Learn more about how to claim carers allowance and what financial support is available for young carers 

A young carer named Abi

Caring for someone with a disability or illness is something that makes a difference to your everyday life. 

If you’re a young carer it can be tough to do all this while keeping up with your school work or finding free time for yourself. Worrying about a loved one and how you’re going to care for them ­– as well as how your caring duties are going to affect your own future – can put a real strain on both your physical and mental health. And when it comes to managing money things can get even tougher. 

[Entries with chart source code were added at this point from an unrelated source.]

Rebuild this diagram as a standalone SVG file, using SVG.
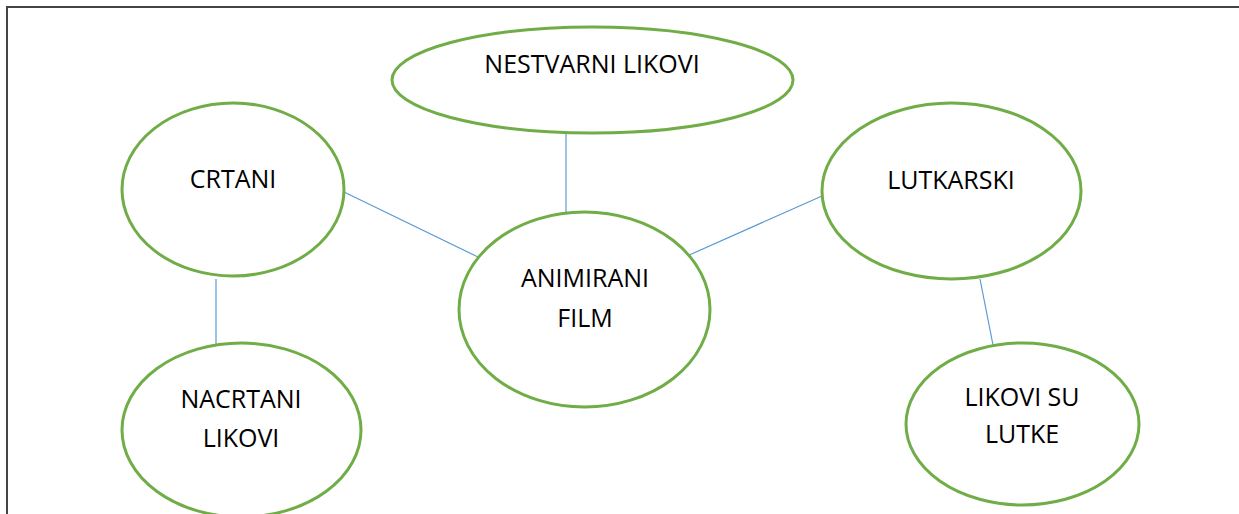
<svg xmlns="http://www.w3.org/2000/svg" width="1239" height="514" viewBox="0 0 1239 514">
<style>
.node{fill:#ffffff;stroke:#70ad47;stroke-width:3}
.lbl{font-family:"Open Sans","Liberation Sans",sans-serif;font-size:25px;fill:#000000;text-anchor:middle}
.conn{stroke:#5b9bd5;stroke-width:1.2;fill:none}
.frame{stroke:#444444;stroke-width:2;fill:none}
</style>
<rect width="1239" height="514" fill="#ffffff"/>
<path class="frame" d="M7,514 V7 H1239"/>
<g id="connectors">
<line class="conn" x1="566" y1="133" x2="566" y2="212"/>
<line class="conn" x1="344" y1="192" x2="478" y2="257"/>
<line class="conn" x1="687" y1="256" x2="822" y2="196"/>
<line class="conn" x1="216" y1="279" x2="216" y2="344"/>
<line class="conn" x1="980" y1="279" x2="993" y2="345"/>
</g>
<g id="nestvarni">
<ellipse class="node" cx="592.5" cy="80" rx="200.5" ry="53"/>
<text class="lbl" x="592" y="73">NESTVARNI LIKOVI</text>
</g>
<g id="crtani">
<ellipse class="node" cx="233" cy="189.5" rx="111" ry="86.5"/>
<text class="lbl" x="233" y="188">CRTANI</text>
</g>
<g id="animirani">
<ellipse class="node" cx="584.5" cy="309.5" rx="125.5" ry="97.5"/>
<text class="lbl" x="585" y="287">ANIMIRANI</text>
<text class="lbl" x="585" y="327">FILM</text>
</g>
<g id="lutkarski">
<ellipse class="node" cx="951.5" cy="191" rx="129.5" ry="88"/>
<text class="lbl" x="951" y="189">LUTKARSKI</text>
</g>
<g id="nacrtani">
<ellipse class="node" cx="241.5" cy="430" rx="119.5" ry="87"/>
<text class="lbl" x="241" y="408">NACRTANI</text>
<text class="lbl" x="241" y="447">LIKOVI</text>
</g>
<g id="likovi-su-lutke">
<ellipse class="node" cx="1022.5" cy="424" rx="116.5" ry="81"/>
<text class="lbl" x="1022" y="406">LIKOVI SU</text>
<text class="lbl" x="1022" y="443">LUTKE</text>
</g>
</svg>
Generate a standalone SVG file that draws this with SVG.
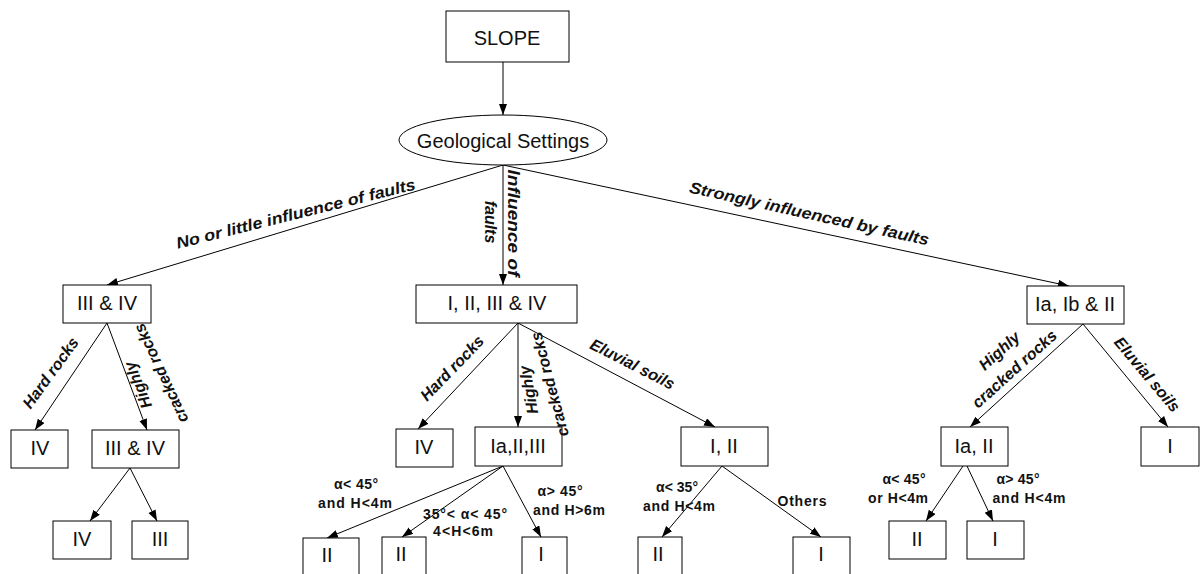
<svg xmlns="http://www.w3.org/2000/svg" width="1203" height="574" viewBox="0 0 1203 574">
<style>
.box{fill:#fff;stroke:#000;stroke-width:1}
.nt{font-family:"Liberation Sans",Arial,sans-serif;font-size:20px;text-anchor:middle;fill:#111}
.el{font-family:"Liberation Sans",Arial,sans-serif;font-size:16px;font-weight:bold;font-style:italic;text-anchor:middle;fill:#111}
.cl{font-family:"Liberation Sans",Arial,sans-serif;font-size:14px;font-weight:bold;text-anchor:middle;fill:#111}
.conn line{stroke:#000;stroke-width:1;marker-end:url(#arr)}
</style>
<defs>
<marker id="arr" markerWidth="12" markerHeight="10" refX="11" refY="4" orient="auto" markerUnits="userSpaceOnUse"><path d="M0,0 L11,4 L0,8 Z" fill="#000"/></marker>
</defs>
<rect width="1203" height="574" fill="#fff"/>
<g class="conn">
<line x1="503" y1="62" x2="503" y2="115"/>
<line x1="503" y1="165" x2="107" y2="285"/>
<line x1="503" y1="165" x2="503" y2="285"/>
<line x1="503" y1="165" x2="1069" y2="286"/>
<line x1="107" y1="323" x2="35" y2="430"/>
<line x1="107" y1="323" x2="147" y2="430"/>
<line x1="130" y1="468" x2="90" y2="521"/>
<line x1="130" y1="468" x2="157" y2="521"/>
<line x1="518" y1="323" x2="418" y2="429"/>
<line x1="518" y1="323" x2="518" y2="427"/>
<line x1="518" y1="323" x2="715" y2="427"/>
<line x1="503" y1="466" x2="327" y2="538"/>
<line x1="503" y1="466" x2="402" y2="537"/>
<line x1="503" y1="466" x2="541" y2="537"/>
<line x1="722" y1="466" x2="662" y2="537"/>
<line x1="722" y1="466" x2="821" y2="537"/>
<line x1="1083" y1="324" x2="970" y2="427"/>
<line x1="1083" y1="324" x2="1168" y2="427"/>
<line x1="963" y1="466" x2="926" y2="521"/>
<line x1="967" y1="466" x2="993" y2="521"/>
</g>
<g id="n-slope"><rect class="box" x="446" y="11" width="123" height="51"/><text class="nt" x="507" y="45">SLOPE</text></g>
<g id="n-geo"><ellipse class="box" cx="503" cy="140" rx="104" ry="25"/><text class="nt" x="503" y="148">Geological Settings</text></g>
<g id="n-l1"><rect class="box" x="63" y="285" width="88" height="38"/><text class="nt" x="107" y="310">III &amp; IV</text></g>
<g id="n-m1"><rect class="box" x="416" y="285" width="161" height="38"/><text class="nt" x="497" y="310">I, II, III &amp; IV</text></g>
<g id="n-r1"><rect class="box" x="1027" y="286" width="97" height="38"/><text class="nt" x="1075" y="311">Ia, Ib &amp; II</text></g>
<g id="n-l2a"><rect class="box" x="11" y="430" width="57" height="38"/><text class="nt" x="40" y="455">IV</text></g>
<g id="n-l2b"><rect class="box" x="92" y="430" width="87" height="38"/><text class="nt" x="135" y="455">III &amp; IV</text></g>
<g id="n-m2a"><rect class="box" x="396" y="429" width="57" height="38"/><text class="nt" x="424" y="454">IV</text></g>
<g id="n-m2b"><rect class="box" x="475" y="427" width="87" height="39"/><text class="nt" x="518" y="453">Ia,II,III</text></g>
<g id="n-m2c"><rect class="box" x="681" y="427" width="87" height="39"/><text class="nt" x="724" y="453">I, II</text></g>
<g id="n-r2a"><rect class="box" x="941" y="427" width="67" height="39"/><text class="nt" x="974" y="453">Ia, II</text></g>
<g id="n-r2b"><rect class="box" x="1141" y="427" width="58" height="39"/><text class="nt" x="1170" y="453">I</text></g>
<g id="n-l3a"><rect class="box" x="53" y="521" width="58" height="38"/><text class="nt" x="82" y="546">IV</text></g>
<g id="n-l3b"><rect class="box" x="132" y="521" width="56" height="38"/><text class="nt" x="160" y="546">III</text></g>
<g id="n-r3a"><rect class="box" x="889" y="521" width="57" height="38"/><text class="nt" x="917" y="546">II</text></g>
<g id="n-r3b"><rect class="box" x="967" y="521" width="57" height="38"/><text class="nt" x="995" y="546">I</text></g>
<g id="n-b1"><rect class="box" x="303" y="538" width="56" height="40"/><text class="nt" x="327" y="562">II</text></g>
<g id="n-b2"><rect class="box" x="382" y="537" width="44" height="40"/><text class="nt" x="401" y="561">II</text></g>
<g id="n-b3"><rect class="box" x="522" y="537" width="45" height="40"/><text class="nt" x="541" y="561">I</text></g>
<g id="n-b4"><rect class="box" x="638" y="537" width="44" height="40"/><text class="nt" x="658" y="561">II</text></g>
<g id="n-b5"><rect class="box" x="793" y="537" width="57" height="40"/><text class="nt" x="821" y="561">I</text></g>
<g id="labels">
<text class="el" transform="translate(297,219) rotate(-14)" textLength="246" lengthAdjust="spacingAndGlyphs">No or little influence of faults</text>
<text class="el" transform="translate(508,223) rotate(90)" textLength="107" lengthAdjust="spacingAndGlyphs">Influence of</text>
<text class="el" transform="translate(485,222) rotate(90)">faults</text>
<text class="el" transform="translate(808,219) rotate(12.5)" textLength="245" lengthAdjust="spacingAndGlyphs">Strongly influenced by faults</text>
<text class="el" transform="translate(55,376) rotate(-54)">Hard rocks</text>
<text class="el" transform="translate(143,383) rotate(-112)">Highly</text>
<text class="el" transform="translate(166,371) rotate(-115)">cracked rocks</text>
<text class="el" transform="translate(456,372) rotate(-46)">Hard rocks</text>
<text class="el" transform="translate(534,389) rotate(-100)">Highly</text>
<text class="el" transform="translate(555,383) rotate(-105)">cracked rocks</text>
<text class="el" transform="translate(630,369) rotate(27)">Eluvial soils</text>
<text class="el" transform="translate(1003,355) rotate(-42)">Highly</text>
<text class="el" transform="translate(1018,373) rotate(-42)">cracked rocks</text>
<text class="el" transform="translate(1143,378) rotate(50)">Eluvial soils</text>
<text class="cl" x="356" y="489" textLength="44">α&lt; 45°</text>
<text class="cl" x="355" y="508" textLength="74">and H&lt;4m</text>
<text class="cl" x="465" y="519" textLength="84">35°&lt; α&lt; 45°</text>
<text class="cl" x="463" y="536" textLength="60">4&lt;H&lt;6m</text>
<text class="cl" x="560" y="496" textLength="45">α&gt; 45°</text>
<text class="cl" x="569" y="515" textLength="72">and H&gt;6m</text>
<text class="cl" x="677" y="492" textLength="42">α&lt; 35°</text>
<text class="cl" x="679" y="511" textLength="72">and H&lt;4m</text>
<text class="cl" x="802" y="506" textLength="49">Others</text>
<text class="cl" x="904" y="484" textLength="43">α&lt; 45°</text>
<text class="cl" x="898" y="503" textLength="60">or H&lt;4m</text>
<text class="cl" x="1018" y="484" textLength="43">α&gt; 45°</text>
<text class="cl" x="1029" y="503" textLength="73">and H&lt;4m</text>
</g>
</svg>
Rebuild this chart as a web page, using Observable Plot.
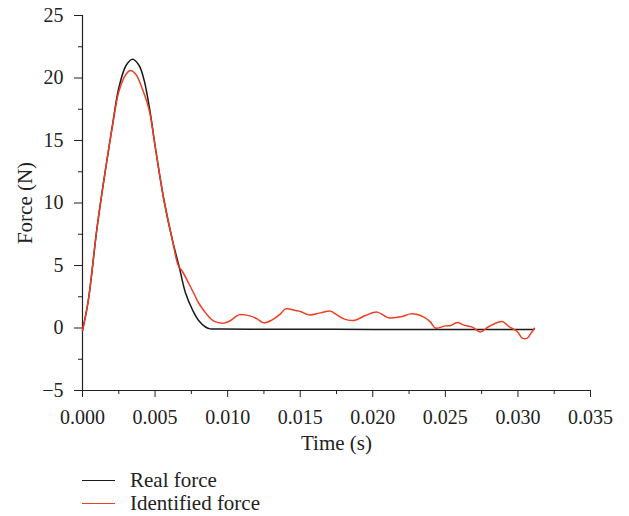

What financial help can I get?

After you leave school, whether you decide to continue in education or go into employment, you are still entitled to an assessment of your needs that should consider the impacts of your caring responsibilities or a ‘transition’ assessment to specifically discuss your options for the future and how you can be supported to meet your goals.  

Bursary Fund:

If you are interested in continuing in education and need some financial support you may be eligible to apply for a 16 to 19 Bursary Fund to help with some studying costs, such as equipment and travel expenses. The bursary is paid directly by the school, college or training provider. They will decide how much is paid and when you will receive the payment. You should contact your school or college for support to make an application.

‘I’ve been accepted into five universities, so I’m going off next year to do media practice. I’m so proud I’ve got that far.’ – Abi  

Carers Allowance:

If you are in part time education or employment when you turn 16 and are also still taking on a high level of care, you might be entitled to some financial support through a ‘Carers Allowance’, which is a grant that gives you £62.70 a week to help you with your caring duties. 

You can claim Carers Allowance if you meet all three of the following criteria:

  • you’re over 16
  • you spend over 35 hours a week caring for someone who is accessing a disability living support benefit (such as Personal Independence Payments, Disability Living Allowance, Armed Forces Independence Payments or Attendance Allowance)
  • you are not in full time education.

However, claiming Carers Allowance may affect other benefits that you or the person you care for receives, which could result in a reduction of other financial benefits. 

Always seek advice first to ensure this is the best decision for you. To find out more visit The Goverment website or you can find more financial and benefit information on the Citizen Advice Bureau website.

Carer Premium:

The ‘Carer Premium’ is a means-tested (based on your income) extra payment of up to £34.95 a week that can sometimes be included in  the calculation of benefits you might receive  on top of  Carers Allowance if you are eligible.

If you receive Income Support, Income-based Jobseeker’s Allowance, Housing Benefit, or Universal Credit you should contact the people who award you these (their details will be on letters they send you) and let them know you’ve been awarded Carer’s Allowance, so they can add the Carer Premium to your payment.